(Raw records)
################

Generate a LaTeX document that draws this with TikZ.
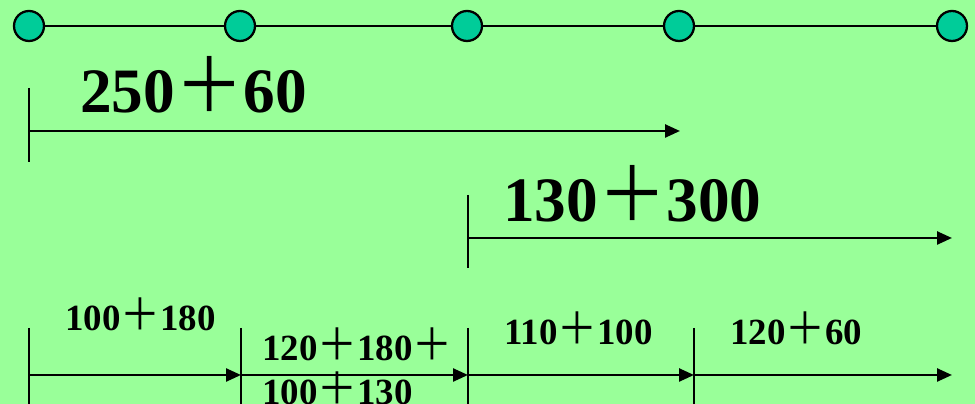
\documentclass[tikz,border=0pt]{standalone}
\usepackage{fontspec}
\setmainfont{Liberation Serif}
\newfontfamily\cjk{Noto Sans CJK SC}
\usetikzlibrary{arrows.meta}
\definecolor{bggreen}{RGB}{153,255,153}
\definecolor{stopgreen}{RGB}{0,204,153}
\newcommand{\pl}{\scalebox{1.08}[1.2]{\mdseries\cjk ＋}}
\tikzset{
stopdot/.style={circle,draw,fill=stopgreen,line width=1.3pt,minimum size=0.6cm,inner sep=0pt},
lenarrow/.style={line width=1.4pt,-{Triangle[length=0.3cm,width=0.26cm]}},
endbar/.style={line width=1.4pt},
bigsum/.style={font=\bfseries\fontsize{36}{40}\selectfont,inner sep=0pt,anchor=base west},
smallsum/.style={font=\bfseries\fontsize{21}{24}\selectfont,inner sep=0pt,anchor=base west}
}
\begin{document}
\begin{tikzpicture}[x=0.02cm,y=-0.02cm]
\useasboundingbox (0,0) rectangle (975,404);
\fill[bggreen] (0,0) rectangle (975,404);
% stops on the line
\foreach \n/\x in {1/29,2/240,3/467,4/679,5/952}{
\node[stopdot] (c\n) at (\x,26) {};}
\foreach \a/\b in {1/2,2/3,3/4,4/5}{\draw[line width=1.3pt] (c\a) -- (c\b);}
% two long spans
\coordinate (a0) at (29,131); \coordinate (a1) at (680,131);
\draw[endbar] (29,88) -- (29,162);
\draw[lenarrow] (a0) -- (a1);
\node[bigsum] (s1) at (80,113) {250\pl60};
\coordinate (b0) at (468,238); \coordinate (b1) at (952,238);
\draw[endbar] (468,195) -- (468,268);
\draw[lenarrow] (b0) -- (b1);
\node[bigsum] (s2) at (503,222) {130\pl300};
% short spans
\foreach \n/\x in {1/29,2/241,3/468,4/694,5/952}{
\coordinate (d\n) at (\x,375);}
\foreach \x in {29,241,468,694}{\draw[endbar] (\x,328) -- (\x,404);}
\foreach \a/\b in {1/2,2/3,3/4,4/5}{\draw[lenarrow] (d\a) -- (d\b);}
\node[smallsum] (t1) at (65,331) {100\pl180};
\node[smallsum] (t2) at (262,361) {120\pl180\pl};
\node[smallsum] (t3) at (262,405) {100\pl130};
\node[smallsum] (t4) at (504,345) {110\pl100};
\node[smallsum] (t5) at (730,345) {120\pl60};
\end{tikzpicture}
\end{document}
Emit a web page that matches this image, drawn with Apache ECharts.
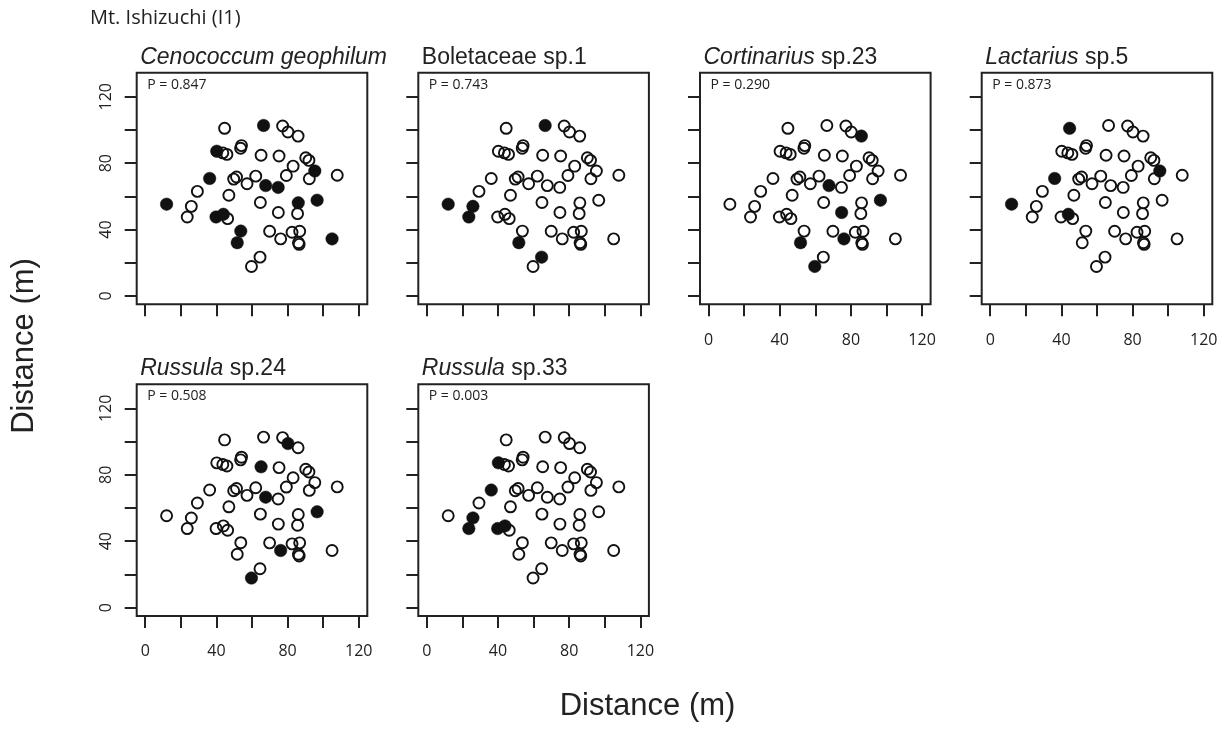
<!DOCTYPE html>
<html><head><meta charset="utf-8">
<script src="https://cdn.jsdelivr.net/npm/echarts@6/dist/echarts.min.js"></script>
<style>html,body{margin:0;padding:0;background:#fff}#c{width:1228px;height:738px}</style>
</head><body><div id="c"></div>
<script>
// Sampling locations (m)
const siteX = [12.0,25.9,23.6,29.3,36.2,44.6,40.2,43.6,45.9,54.1,
               53.6,47.0,49.7,51.3,39.8,43.9,46.3,53.7,57.2,62.1,
               64.7,64.5,65.1,66.5,74.7,75.2,77.2,80.2,79.3,83.1,
               69.9,82.5,86.0,85.6,86.8,86.1,86.5,90.2,92.0,92.2,
               95.3,105.0,107.9,85.9,67.7,74.8,96.6,76.1,51.7,59.7];
const siteY = [55.3,54.0,47.6,63.0,70.8,101.0,87.2,86.2,85.3,90.6,
               89.0,60.7,70.4,71.7,47.6,49.2,46.6,39.1,67.6,72.2,
               56.3,23.4,84.8,102.7,65.4,84.3,102.4,98.8,72.6,78.2,
               39.0,38.4,56.1,49.6,39.0,32.1,31.1,83.3,81.7,70.6,
               75.3,34.4,72.7,96.3,66.5,50.3,57.7,34.4,32.1,17.8];
// Presence (1 = filled) per species
const presenceCenococcum = [1,0,0,0,1,0,1,0,0,0, 0,0,0,0,1,1,0,1,0,0, 0,0,0,1,1,0,0,0,0,0, 0,0,1,0,0,0,0,0,0,0, 1,1,0,0,1,0,1,0,1,0];
const presenceBoletaceae = [1,1,1,0,0,0,0,0,0,0, 0,0,0,0,0,0,0,0,0,0, 0,1,0,1,0,0,0,0,0,0, 0,0,0,0,0,0,0,0,0,0, 0,0,0,0,0,0,0,0,1,0];
const presenceCortinarius = [0,0,0,0,0,0,0,0,0,0, 0,0,0,0,0,0,0,0,0,0, 0,0,0,0,0,0,0,0,0,0, 0,0,0,0,0,0,0,0,0,0, 0,0,0,1,1,1,1,1,1,1];
const presenceLactarius = [1,0,0,0,1,1,0,0,0,0, 0,0,0,0,0,1,0,0,0,0, 0,0,0,0,0,0,0,0,0,0, 0,0,0,0,0,0,0,0,0,0, 1,0,0,0,0,0,0,0,0,0];
const presenceRussula24 = [0,0,0,0,0,0,0,0,0,0, 0,0,0,0,0,0,0,0,0,0, 0,0,1,0,0,0,0,1,0,0, 0,0,0,0,0,0,0,0,0,0, 0,0,0,0,1,0,1,1,0,1];
const presenceRussula33 = [0,1,1,0,1,0,1,0,0,0, 0,0,0,0,1,1,0,0,0,0, 0,0,0,0,0,0,0,0,0,0, 0,0,0,0,0,0,0,0,0,0, 0,0,0,0,0,0,0,0,0,0];
const genusNames = ['Cenococcum geophilum','','Cortinarius','Lactarius','Russula','Russula'];
const speciesSuffix = ['',' Boletaceae sp.1',' sp.23',' sp.5',' sp.24',' sp.33'];
const pValues = ['0.847','0.743','0.290','0.873','0.508','0.003'];
const tickValues = [0,20,40,60,80,100,120];
const labelValues = [0,40,80,120];
const mainTitle = 'Mt. Ishizuchi (I1)';
const axisTitle = 'Distance (m)';

const presence = [presenceCenococcum,presenceBoletaceae,presenceCortinarius,presenceLactarius,presenceRussula24,presenceRussula33];
const layout = [[136.7,72.7],[418.3,72.7],[700,72.7],[981.7,72.7],[136.7,384.3],[418.3,384.3]];
const W = 230.6, H = 231.6;
const showX = [false,false,true,true,true,true];
const showY = [true,false,false,false,true,false];
const ink = '#222';

const grid = [], xAxis = [], yAxis = [], series = [], title = [];
title.push({text: mainTitle, left: 90, top: 6.5, padding: 0,
  textStyle: {fontFamily: 'Open Sans', fontSize: 20, fontWeight: 'normal', color: ink, lineHeight: 24}});
layout.forEach(([l, t], i) => {
  grid.push({left: l, top: t, width: W, height: H, show: true, borderColor: ink, borderWidth: 2, backgroundColor: 'transparent'});
  xAxis.push({type: 'value', gridIndex: i, min: -4.8, max: 124.8,
    splitLine: {show: false}, axisLine: {show: false, onZero: false},
    axisTick: {show: true, inside: false, length: 12, customValues: tickValues, lineStyle: {color: ink, width: 2}},
    axisLabel: {show: showX[i], customValues: labelValues, margin: 28, fontFamily: 'Open Sans', fontSize: 16, color: ink}});
  yAxis.push({type: 'value', gridIndex: i, min: -5, max: 134.5,
    splitLine: {show: false}, axisLine: {show: false, onZero: false},
    axisTick: {show: true, inside: false, length: 12, customValues: tickValues, lineStyle: {color: ink, width: 2}},
    axisLabel: {show: showY[i], customValues: labelValues, rotate: 90, margin: 22, fontFamily: 'Open Sans', fontSize: 16, color: ink}});
  const openPts = [], filledPts = [];
  siteX.forEach((x, k) => { (presence[i][k] ? filledPts : openPts).push([x, siteY[k]]); });
  series.push({type: 'scatter', xAxisIndex: i, yAxisIndex: i, data: openPts, symbol: 'circle', symbolSize: 11,
    itemStyle: {color: 'rgba(255,255,255,0)', borderColor: '#111', borderWidth: 1.9, opacity: 1}, silent: true});
  series.push({type: 'scatter', xAxisIndex: i, yAxisIndex: i, data: filledPts, symbol: 'circle', symbolSize: 12.5,
    itemStyle: {color: '#111', borderColor: '#111', borderWidth: 0.5, opacity: 1}, silent: true});
  let txt;
  if (i === 1) txt = '{n|' + speciesSuffix[i].trim() + '}';
  else if (speciesSuffix[i] === '') txt = '{i|' + genusNames[i] + '}';
  else txt = '{i|' + genusNames[i] + '}{n|' + speciesSuffix[i] + '}';
  const base = {fontFamily: 'Liberation Sans', fontSize: 23, fontWeight: 'normal', color: ink, lineHeight: 27};
  title.push({text: txt, left: l + 3.5, top: t - 29, padding: 0,
    textStyle: {fontWeight: 'normal', rich: {i: Object.assign({fontStyle: 'italic'}, base), n: Object.assign({}, base)}}});
  title.push({text: 'P = ' + pValues[i], left: l + 10.5, top: t + 3.5, padding: 0,
    textStyle: {fontFamily: 'Open Sans', fontSize: 14, fontWeight: 'normal', color: ink, lineHeight: 17}});
});

const chart = echarts.init(document.getElementById('c'));
chart.setOption({
  animation: false,
  backgroundColor: '#fff',
  title, grid, xAxis, yAxis, series,
  graphic: [
    {type: 'text', x: 647.5, y: 706.8, silent: true,
     style: {text: axisTitle, fontFamily: 'Liberation Sans', fontSize: 31, fill: ink, align: 'center', verticalAlign: 'middle'}},
    {type: 'text', x: 24, y: 346, rotation: Math.PI / 2, silent: true,
     style: {text: axisTitle, fontFamily: 'Liberation Sans', fontSize: 31, fill: ink, align: 'center', verticalAlign: 'middle'}}
  ]
});
</script></body></html>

################

** WHAT TO DO **
Tally up the lines holding the string "that" in this listing, and report the total alone.

** WRITTEN RESPONSE **
2